In the first part of your question, you appear to be describing a password hashing scheme. A common (or, at least, commonly recommended) way to construct such schemes is based on a message authentication code (MAC).
Specifically, let $\operatorname{MAC}_K(m)$ be a message authentication code with key $K$ and message $m$, and let $H(s,r) = d = (r, c)$, where $c = \operatorname{MAC}_s(r)$ and the tuple $(r, c)$ is encoded as a string in some non-ambiguous way.
The standard security property demanded of MACs is resistance to existential forgery under chosen-plaintext attacks: that is, even if an attacker is allowed to request $\operatorname{MAC}_K(m)$ for arbitrarily many messages $m$ (up to some reasonable bounds of computational feasibility) of their own choosing, they must not be able to forge a valid MAC (with a probability significantly higher than just by random guessing) for any message whose MAC they haven't requested from the holder of the secret key $K$.
It's easy to see that, with $H$ defined as above, this security property implies that an attacker cannot produce new values $r'$ and $d'$, such that $H(s,r') = d'$, without knowing $s$: to do so, they would have to produce a $c' = \operatorname{MAC}_s(r')$ for some $r'$ whose MAC they don't already know, thus violating the assumption that the MAC is secure against existential forgery.

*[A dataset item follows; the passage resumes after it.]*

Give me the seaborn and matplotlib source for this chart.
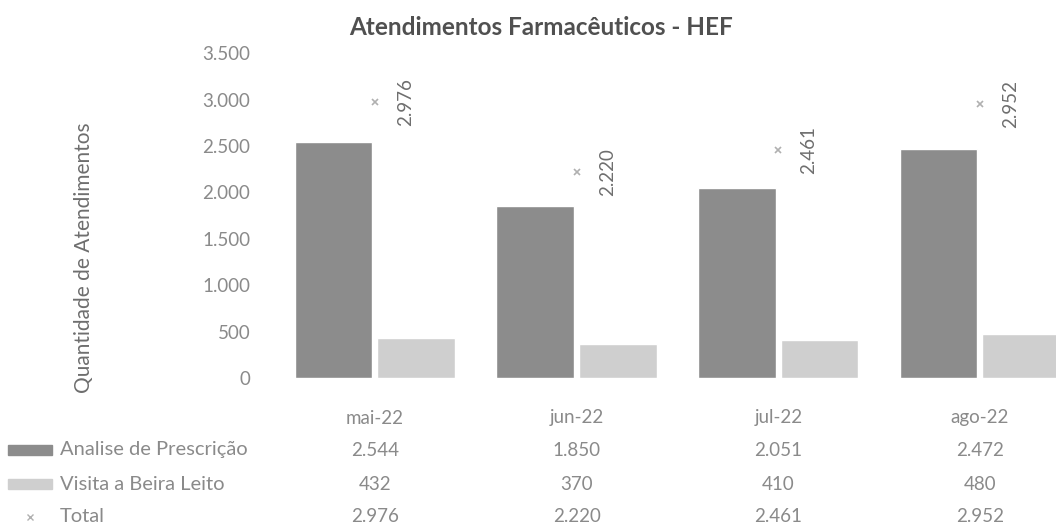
import matplotlib.pyplot as plt
import matplotlib.patches as mpatches
import matplotlib.transforms as mtransforms
import pandas as pd
import seaborn as sns

# Dados do gráfico
meses = ['mai-22', 'jun-22', 'jul-22', 'ago-22']
analise_prescricao = [2544, 1850, 2051, 2472]
visita_beira_leito = [432, 370, 410, 480]
total = [2976, 2220, 2461, 2952]
series = ['Analise de Prescrição', 'Visita a Beira Leito']
yticks = [0, 500, 1000, 1500, 2000, 2500, 3000, 3500]

cor_analise = '#8c8c8c'
cor_visita = '#cfcfcf'
cor_texto = '#8a8a8a'


def fmt(v):
    return f'{v:,}'.replace(',', '.')


sns.set_style('white')
plt.rcParams['font.family'] = ['Lato', 'DejaVu Sans']

df = pd.DataFrame({
    'mes': meses * 2,
    'serie': [series[0]] * 4 + [series[1]] * 4,
    'valor': analise_prescricao + visita_beira_leito,
})

fig = plt.figure(figsize=(10.56, 5.31), dpi=100)
ax = fig.add_axes([0.2595, 0.288, 0.764, 0.612])

sns.barplot(data=df, x='mes', y='valor', hue='serie', hue_order=series,
            palette=[cor_analise, cor_visita], width=0.82, gap=0.06,
            legend=False, ax=ax)
sns.pointplot(x=meses, y=total, linestyle='none', marker='x',
              markersize=4, markeredgewidth=1.2, color='#b0b0b0', ax=ax)

for i, v in enumerate(total):
    ax.annotate(fmt(v), (i, v), xytext=(22, 0),
                textcoords='offset points', rotation=90, ha='center',
                va='center', fontsize=13.5, color='#6e6e6e')

ax.set_ylim(0, 3500)
ax.set_xlim(-0.5, 3.5)
ax.set_yticks(yticks)
ax.set_yticklabels([fmt(t) for t in yticks], fontsize=13.5, color=cor_texto)
ax.tick_params(axis='y', length=0, pad=17)
ax.set_xticks([])
ax.set_xlabel('')
ax.set_ylabel('')
sns.despine(ax=ax, left=True, bottom=True)

fig.text(0.080, 0.515, 'Quantidade de Atendimentos', rotation=90,
         ha='center', va='center', fontsize=15, color='#6e6e6e')
fig.text(0.512, 0.949, 'Atendimentos Farmacêuticos - HEF', ha='center',
         va='center', fontsize=17.5, fontweight='bold', color='#505050')

# Tabela de dados (colunas alinhadas com as categorias)
trans = mtransforms.blended_transform_factory(ax.transData, fig.transFigure)
row_y = [418, 450, 484, 517]
for j, mes in enumerate(meses):
    ax.text(j, 1 - row_y[0] / 531, mes, transform=trans, ha='center',
            va='center', fontsize=13.5, color=cor_texto, clip_on=False)
linhas = [analise_prescricao, visita_beira_leito, total]
for r, vals in enumerate(linhas):
    for j, v in enumerate(vals):
        ax.text(j, 1 - row_y[r + 1] / 531, fmt(v), transform=trans,
                ha='center', va='center', fontsize=13.5, color=cor_texto,
                clip_on=False)

nomes = series + ['Total']
for r, nome in enumerate(nomes):
    fig.text(60 / 1056, 1 - row_y[r + 1] / 531, nome, ha='left',
             va='center', fontsize=14.5, color=cor_texto)

for r, cor in enumerate([cor_analise, cor_visita]):
    y = 1 - row_y[r + 1] / 531
    fig.patches.append(mpatches.Rectangle(
        (8 / 1056, y - 0.009), 44 / 1056, 0.018, color=cor,
        transform=fig.transFigure, figure=fig))
fig.lines.append(plt.Line2D([30 / 1056], [1 - row_y[3] / 531], marker='x',
                            markersize=4, color='#b0b0b0',
                            transform=fig.transFigure, figure=fig))

fig.savefig('out.png', dpi=100)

Generally, we cannot prove that any given MAC is secure in this sense (just as we generally cannot prove the security of any cryptographic primitive, except for some trivial ones like the one-time pad), but there are plenty of MAC functions that have withstood considerable cryptanalytic attention and are generally believed to be secure. Also, what we can, in some cases, do is reduce the assumption about the security of the MAC to an assumption about the security of some other cryptographic primitive, just as we reduced the security of $H$ above to that of the MAC used to construct it.
For example, HMAC, instantiated with a secure hash function, can be proven to be a secure MAC (and, in fact, a PRF), provided that the hash function satisfies some technical assumptions. Of more relevance to password hashing, the PBKDF2 key derivation function can be shown to be resistant to existential forgery, provided that it is instantiated with a secure PRF (such as HMAC). Also, since the scrypt key derivation function uses PBKDF2-HMAC-SHA256 for its initial and final passes, I believe it can also be shown to be existentially unforgeable as long as the SHA-256 hash function satisfies the security assumptions of HMAC.
As for bcrypt, of course its security also cannot be proved, and AFAIK it cannot be directly reduced to that of any other primitive either (except trivially to EksBlowfish, of course). However, neither (AFAIK) has anyone disproved the security claims asserted in the original bcrypt paper. These claims don't directly mention existential unforgeability, but as far as I can tell at a glance, the "$\epsilon$-security" property asserted in the paper does effectively imply it.